Rule 2: Finding is the new flanking is flawed, albeit the least flawed of the three. If you can't find the enemy then flanking, attacking by fire or even an all-out up-the-guts assault will simply not be possible. As to portraying 'finding' rising to prominence over the 'strike, exploit' (the flank) I'd suggest this is rather a part of fighting an enemy who seeks to employ guerrilla/ unconventional tactics. Alexander's forces in Bactria would empathise with the difficulty in finding an enemy who seeks to avoid pitched battle - and history could provide countless more examples. If the author wanted to say that finding the enemy in the COE/ any COIN-type undertaking is more important as a tactical function than striking him then I would agree. We enjoy a huge advantage in terms of technology and firepower (most counter-insurgents do) so delivering death and destruction isn't the problem, but finding him is. But to portray a grand narrative of battle whereby flanking was once being a dominant form of manoeuvre and is now replaced by that of finding? Uh, no.

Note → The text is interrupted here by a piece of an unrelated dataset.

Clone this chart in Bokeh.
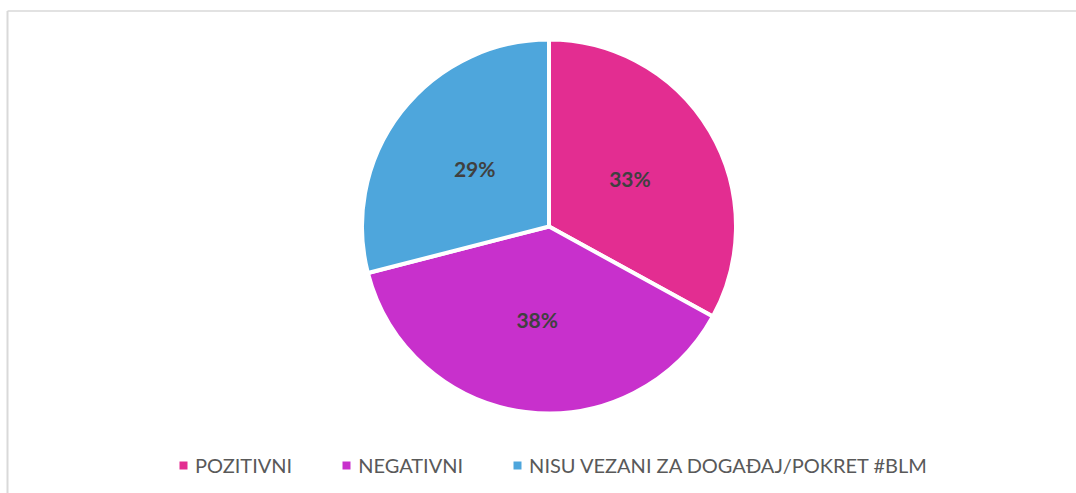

Rule 1: "Many and Small" Beats "Few and Large." Nice idea I'd like to subscribe to, but god does tend to be on the sides of the big battalions that are backed by overwhelming firepower supported by solid doctrine and led by competent leaders... all of which is outside the simplistic rendering of the above. After all, a big battalion can split into the 'small and many' when required.
Rule 3 - Swarming is the New Surging I'll admit that I struggle to create a solid argument against the concept of swarming, but it has always struck me as being infeasible. My gut feeling is that swarm tactics lack operational mobility once deployed, they are too difficult to resupply/ their logistic chain is simultaneously too fragile and too inefficient and the individual part of the swarm is too easily suppressed, fixed and defeated in detail by a competent enemy.
As to the concept of netwar, I don't think too much needs to be said as I doubt anyone will argue in support of it.
At the practical level I see it as inevitable that increased technology will be pushed down to the lowest level. I hate the term 'Network Centric Warfare' as it seems to replace the concept of warfare with the concept of a network - better perhaps is work towards a 'Warfare Centric Network'. Much like the concept of recon pull/ push we need to think of technology as being a network push, not a network pull. The core concepts of close combat won't dramatically change, so best support the core combat functions as we know them rather than trying to change.
In my capacity as a student of war/history, I'm seeing military progress as evolution rather than revolution. Along with that reading comes the caveat that anyone peddling revolution or the silver bullet ought to be treated with great suspicion.